Robert Appelbaum is senior lecturer in Renaissance studies at Lancaster University. He is reading American Brutus: John Wilkes Booth and the Lincoln Conspiracies, by Michael W. Kauffman (Random House, 2005). "A fascinating look at the assassination of Abraham Lincoln from the point of view of his assassin. Booth was a popular actor from a family of popular actors - Shakespeareans all - two of them named after an ancestor of the assassin of Julius Caesar, Marcus Brutus. Booth did not act alone."
Jerome de Groot is lecturer in Renaissance literature and culture at the University of Manchester. "At this point in the term I have to juggle multiple books, which is fun but challenging. I am rewriting my historical fiction course, so I am reading Jamila Gavin's excellent Coram Boy (Egmont, 2004), as I think I should programme some children's literature. I am reading my colleague M.J. Hyland's This Is How (Canongate, 2009), which is striking and brilliant, as is all her writing. Finally, owing to my research interest in adaptation - although also because I love books about the walking dead - I am thoroughly enjoying Pride and Prejudice and Zombies (Quirk, 2009), by Jane Austen and Seth Grahame-Smith."
Martin McQuillan, dean of arts and social sciences at Kingston University, is reading Voltaire's Letters on England, translated by Leonard Tancock (Penguin, 2005). "As a new boy in London I am taking the exiled Voltaire as my guide. Published as Lettres philosophiques, it is a kind of 18th-century version of Roland Barthes' Mythologies, in which a French philosophical tradition rubs noses with the Anglo-Saxon idiom. Accordingly, it is one of the earliest examples of cultural studies."
Suroopa Mukherjee is associate professor, department of English, at Hindu College, University of Delhi. "I am a fiction writer and my readings fit into my research and the stuff that peoples my creative world. My most recent read is Paulo Freire's Pedagogy of the Oppressed (Penguin, 1970), which redefines pedagogy in the context of education that maintains the 'culture of silence', and Art Spiegelman's Maus (Pantheon, 1996), which narrates Holocaust history in a gut-wrenching graphic novel."
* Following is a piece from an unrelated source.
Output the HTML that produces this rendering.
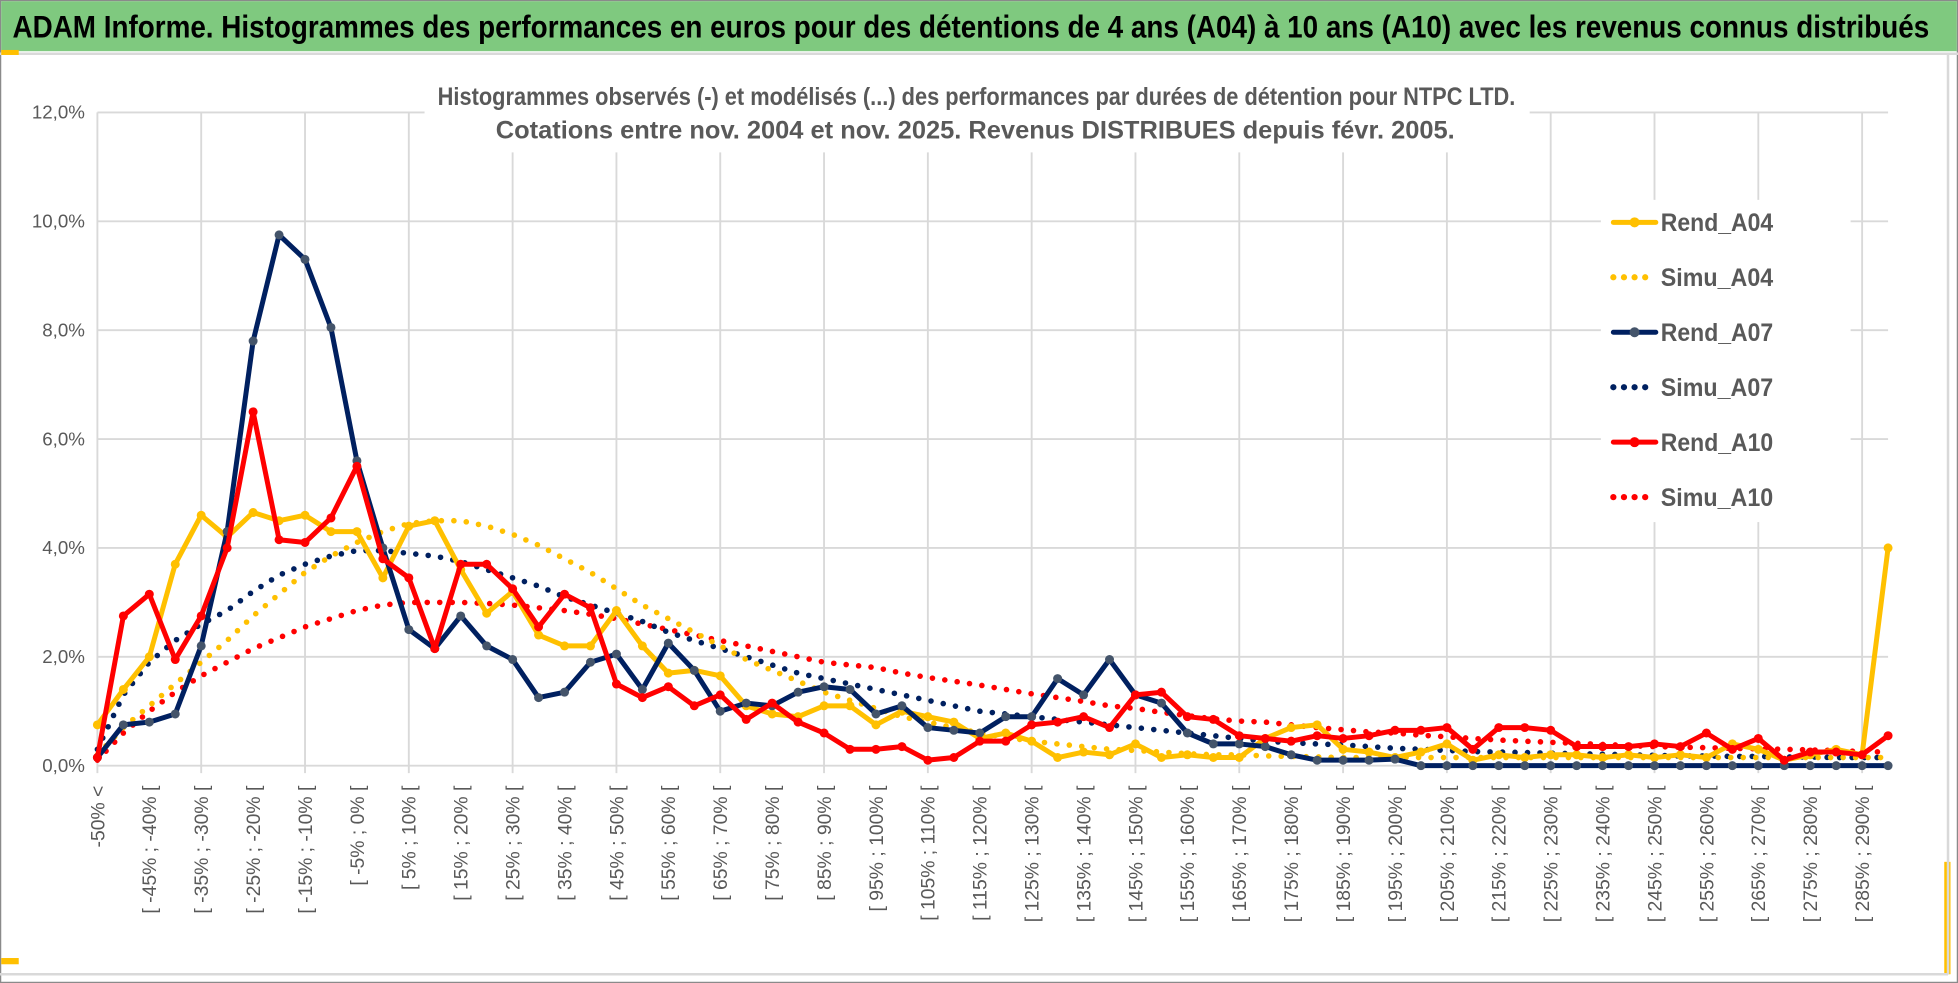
<!DOCTYPE html>
<html><head><meta charset="utf-8"><style>
html,body{margin:0;padding:0;background:#fff;}
svg{display:block;}
text{font-family:"Liberation Sans Narrow","Liberation Sans",sans-serif;}
</style></head><body>
<svg id="chart" width="1958" height="983" viewBox="0 0 1568 787" preserveAspectRatio="none" xmlns="http://www.w3.org/2000/svg">
<rect x="0" y="0" width="1568" height="787" fill="#fff" stroke="#8a8a8a" stroke-width="2"/>
<rect x="1" y="1" width="1566" height="40" fill="#7fc97f"/>
<line x1="0" y1="43" x2="1568" y2="43" stroke="#d9d9d9" stroke-width="2"/>
<rect x="1" y="40" width="14" height="4" fill="#ffc000"/>
<rect x="1" y="767" width="14" height="5" fill="#ffc000"/>
<rect x="1557" y="690" width="5" height="90" fill="#ffc000"/>
<text x="10" y="30" font-size="25" font-weight="bold" fill="#000" textLength="1535" lengthAdjust="spacingAndGlyphs">ADAM Informe. Histogrammes des performances en euros pour des détentions de 4 ans (A04) à 10 ans (A10) avec les revenus connus distribués</text>
<line x1="1560" y1="44" x2="1560" y2="780" stroke="#d9d9d9" stroke-width="2"/>
<line x1="0" y1="780" x2="1560" y2="780" stroke="#d9d9d9" stroke-width="2"/>
<g id="grid"></g>
<g id="yaxis"></g>
<g id="xaxis"></g>
<rect x="340" y="60" width="885" height="62" fill="#fff"/>
<text x="782" y="84" text-anchor="middle" font-size="20" font-weight="bold" fill="#595959" textLength="863" lengthAdjust="spacingAndGlyphs">Histogrammes observés (-) et modélisés (...) des performances par durées de détention pour NTPC LTD.</text>
<text x="781" y="111" text-anchor="middle" font-size="20" font-weight="bold" fill="#595959" textLength="768" lengthAdjust="spacingAndGlyphs">Cotations entre nov. 2004 et nov. 2025. Revenus DISTRIBUES depuis févr. 2005.</text>
<g id="series"></g>
<g id="legend"></g>
</svg>
<script>
const categories = (function(){const a=["-50% <"];for(let k=1;k<70;k++){a.push("[ "+(-55+5*k)+"% ; "+(-50+5*k)+"% [");}return a;})();
const yTicks = [0,2,4,6,8,10,12];
const yTickLabels = ["0,0%","2,0%","4,0%","6,0%","8,0%","10,0%","12,0%"];
const rendA04 = [0.75,1.4,2.0,3.7,4.6,4.2,4.65,4.5,4.6,4.3,4.3,3.45,4.4,4.5,3.6,2.8,3.2,2.4,2.2,2.2,2.85,2.2,1.7,1.75,1.65,1.1,0.95,0.9,1.1,1.1,0.75,1.0,0.9,0.8,0.5,0.6,0.45,0.15,0.25,0.2,0.4,0.15,0.2,0.15,0.15,0.5,0.7,0.75,0.3,0.25,0.15,0.25,0.4,0.1,0.2,0.15,0.2,0.2,0.15,0.2,0.15,0.2,0.15,0.4,0.3,0.1,0.2,0.3,0.2,4.0];
const simuA04 = [0.2,0.7,1.1,1.5,1.9,2.3,2.75,3.15,3.55,3.85,4.1,4.3,4.45,4.5,4.5,4.4,4.25,4.05,3.8,3.55,3.25,2.95,2.7,2.45,2.2,1.95,1.75,1.55,1.35,1.2,1.05,0.9,0.8,0.7,0.6,0.52,0.45,0.4,0.35,0.3,0.28,0.25,0.22,0.2,0.2,0.18,0.17,0.16,0.15,0.15,0.15,0.15,0.15,0.15,0.15,0.15,0.15,0.15,0.15,0.15,0.15,0.15,0.15,0.15,0.15,0.15,0.15,0.15,0.15,0.15];
const rendA07 = [0.15,0.75,0.8,0.95,2.2,4.3,7.8,9.75,9.3,8.05,5.6,4.0,2.5,2.15,2.75,2.2,1.95,1.25,1.35,1.9,2.05,1.4,2.25,1.75,1.0,1.15,1.1,1.35,1.45,1.4,0.95,1.1,0.7,0.65,0.6,0.9,0.9,1.6,1.3,1.95,1.3,1.15,0.6,0.4,0.4,0.35,0.2,0.1,0.1,0.1,0.12,0,0,0,0,0,0,0,0,0,0,0,0,0,0,0,0,0,0,0];
const simuA07 = [0.3,1.3,1.9,2.3,2.6,2.85,3.2,3.5,3.7,3.85,3.95,3.95,3.9,3.85,3.75,3.6,3.45,3.3,3.1,2.95,2.8,2.65,2.45,2.3,2.15,2.0,1.85,1.7,1.6,1.5,1.4,1.3,1.2,1.1,1.0,0.95,0.9,0.85,0.8,0.75,0.7,0.65,0.6,0.55,0.5,0.45,0.42,0.4,0.38,0.35,0.32,0.3,0.28,0.26,0.25,0.24,0.23,0.22,0.21,0.2,0.19,0.18,0.18,0.17,0.17,0.16,0.16,0.15,0.15,0.15];
const rendA10 = [0.15,2.75,3.15,1.95,2.75,4.0,6.5,4.15,4.1,4.55,5.5,3.8,3.45,2.15,3.7,3.7,3.25,2.55,3.15,2.9,1.5,1.25,1.45,1.1,1.3,0.85,1.15,0.8,0.6,0.3,0.3,0.35,0.1,0.15,0.45,0.45,0.75,0.8,0.9,0.7,1.3,1.35,0.9,0.85,0.55,0.5,0.45,0.55,0.5,0.55,0.65,0.65,0.7,0.3,0.7,0.7,0.65,0.35,0.35,0.35,0.4,0.35,0.6,0.3,0.5,0.1,0.25,0.25,0.2,0.55];
const simuA10 = [0.1,0.6,1.0,1.35,1.65,1.9,2.15,2.35,2.55,2.7,2.85,2.95,3.0,3.0,3.0,2.98,2.95,2.9,2.85,2.78,2.7,2.6,2.5,2.4,2.3,2.2,2.1,2.0,1.9,1.85,1.8,1.7,1.62,1.55,1.48,1.4,1.32,1.25,1.18,1.1,1.05,0.98,0.92,0.86,0.82,0.8,0.75,0.7,0.66,0.62,0.6,0.56,0.53,0.5,0.47,0.45,0.43,0.41,0.39,0.37,0.35,0.34,0.33,0.32,0.31,0.3,0.29,0.28,0.26,0.25];

const NS="http://www.w3.org/2000/svg";
const X0=78,X1=1512,Y0=613,Y12=90;
function xS(i){return X0+(X1-X0)*i/(categories.length-1);}
function yS(v){return Y0-(Y0-Y12)*v/12;}
function mk(tag,attrs,parent){const e=document.createElementNS(NS,tag);for(const k in attrs)e.setAttribute(k,attrs[k]);parent.appendChild(e);return e;}

const grid=document.getElementById('grid');
yTicks.forEach((t,i)=>{
  const l=mk('line',{x1:X0,x2:X1,y1:yS(t),y2:yS(t),stroke:'#d9d9d9','stroke-width':1.5},grid);
  
  
  const tx=mk('text',{x:68,y:yS(t)+5,'text-anchor':'end','font-size':15,fill:'#595959'},document.getElementById('yaxis'));
  tx.textContent=yTickLabels[i];
  
  
});
for(let i=0;i<categories.length;i+=4){
  const l=mk('line',{x1:xS(i),x2:xS(i),y1:Y12,y2:Y0+6,stroke:'#d9d9d9','stroke-width':1.5},grid);
  
  
}
const xa=document.getElementById('xaxis');
for(let i=0;i<categories.length;i+=2){
  const x=xS(i)+5.5,y=629;
  const t=mk('text',{x:x,y:y,'text-anchor':'end','font-size':15.5,fill:'#595959',transform:'rotate(-90 '+x+' '+y+')'},xa);
  t.textContent=categories[i];
  
  
}
const sg=document.getElementById('series');
function line(vals,color,name,dotted,marker){
  const pts=vals.map((v,i)=>xS(i).toFixed(1)+','+yS(v).toFixed(1)).join(' ');
  const p=mk('polyline',{points:pts,fill:'none',stroke:color,'stroke-width':dotted?4.5:4,'stroke-linejoin':'round','stroke-linecap':'round'},sg);
  if(dotted)p.setAttribute('stroke-dasharray','0 10');
  
  
  if(marker){vals.forEach((v,i)=>{
    const c=mk('circle',{cx:xS(i),cy:yS(v),r:3.6,fill:marker},sg);
    
    
  });}
}
line(simuA10,'#ff0000','simu-a10',true,null);
line(simuA07,'#002060','simu-a07',true,null);
line(simuA04,'#ffc000','simu-a04',true,null);
line(rendA04,'#ffc000','rend-a04',false,'#ffc000');
line(rendA07,'#002060','rend-a07',false,'#44546a');
line(rendA10,'#ff0000','rend-a10',false,'#ff0000');

const lg=document.getElementById('legend');
mk('rect',{x:1282,y:160,width:200,height:258,fill:'#fff'},lg);
const legItems=[["Rend_A04","#ffc000",false,"#ffc000"],["Simu_A04","#ffc000",true,null],["Rend_A07","#002060",false,"#44546a"],["Simu_A07","#002060",true,null],["Rend_A10","#ff0000",false,"#ff0000"],["Simu_A10","#ff0000",true,null]];
legItems.forEach((it,i)=>{
  const y=178+i*44;
  const g=mk('g',{},lg);
  
  
  const l=mk('line',{x1:1292,x2:1326,y1:y,y2:y,stroke:it[1],'stroke-width':it[2]?5:4,'stroke-linecap':'round'},g);
  if(it[2])l.setAttribute('stroke-dasharray','0 8.5');
  if(it[3])mk('circle',{cx:1309,cy:y,r:4,fill:it[3]},g);
  const t=mk('text',{x:1330,y:y+7,'font-size':20,'font-weight':'bold',fill:'#595959',textLength:'90',lengthAdjust:'spacingAndGlyphs'},g);
  t.textContent=it[0];
});
</script>
</body></html>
Robert A. Segal is sixth-century chair in religious studies at the University of Aberdeen. He is reading Blake W. Burleson's Jung in Africa (Continuum, 2005). "Burleson, a devout Jungian, retraces Jung's five-month trip to East Africa. The 'primitives' Jung encountered embodied the primitive core of all human beings - their collective unconscious. With the work of the armchair anthropologist Lucien Levy-Bruhl as his Baedeker, Jung found his prior views confirmed. He need never have left home after all."